Caught in the soup

Caught in the soup

Unpalatable veggies

Caught in the soup

With prices of most vegetables skyrocketing, supermarkets and online retailers too have hiked their rates adding to the misery of the common man. The prices of some vegetables in supermarkets and online portals are at least 10 to 20 per cent more than the local vendors, who often quote low prices to empty their stocks of the perishables.

‘Metrolife’ spoke to a few Bengalureans to find out if they still shop at supermarkets and through online retailers in spite of the spiralling rates.

Aparna K, employed with an e-commerce portal, says, “The prices are exorbitant online but I still go for it because it is convenient. For instance, while an uncut pineapple costs Rs 50 online, the cut and cleaned one costs Rs 80. I find the prices at local markets more reasonable but my tight work schedule doesn’t offer me the luxury to go to a shop and purchase them,” she says.

However, she admits that she finds the vegetables and fruits in local markets cheaper and of a better quality.

Some are, however, keen on buying fresh stuff at low prices and swear by their neighbourhood vegetable vendors. Vrinda Neeshath, a product engineer, never shops for vegetables at supermarkets because she finds them exorbitantly priced. She prefers to pick them up from a local vendor. “I shop from a local vegetable vendor who is known to me. He brings fresh vegetables and also gives me a small discount. I’ve never seen a drastic variation in prices at local markets,” says Vrinda.
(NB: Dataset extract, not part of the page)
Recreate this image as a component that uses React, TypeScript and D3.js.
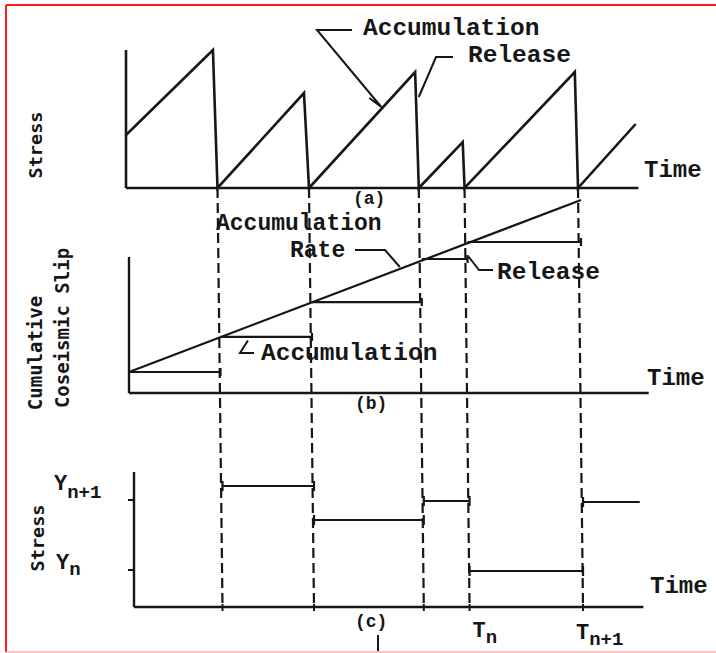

It is the freedom to bargain at local markets that prompts Roopa Rao, a homemaker, to shop only from local vendors. “Packed vegetables look good but the moisture trapped in it spoils the vegetables and you have to consume them almost immediately. I never buy vegetables from a supermarket because of the unreasonable pricing. Peeled garlic costs Rs 80 in some supermarkets which is quite unreasonable. Anything that is cleaned and neatly packaged costs more,” she says.

Arun Padki, an IT professional, resides in Kengeri and chooses to shop online most of the time because he has to travel at least four kilometers to reach the local vegetable vendor. “While supermarkets add their establishment cost, rental and packaging price to the prices of products, online portals have their own criteria for pricing of a product. The rates differ from one portal to another,” says Arun, who points out that it is not always possible to do a comparison of prices before shopping.

The owner of an uptown supermarket, who didn’t want to be named, admits that there is at least 20 percent difference in the prices of vegetables sold at a supermarket and by the local vendor. “We have a local vendor who has been supplying vegetables for the last 10 years. He gives it to us at a reasonable rate but decides on a certain price because he needs to make his profit and we need to make ours,” he says.

He clarifies that they don’t unnecessarily hike prices of vegetables till the prices go up in the market. “We also include packing charges because that requires the use of materials and manpower.”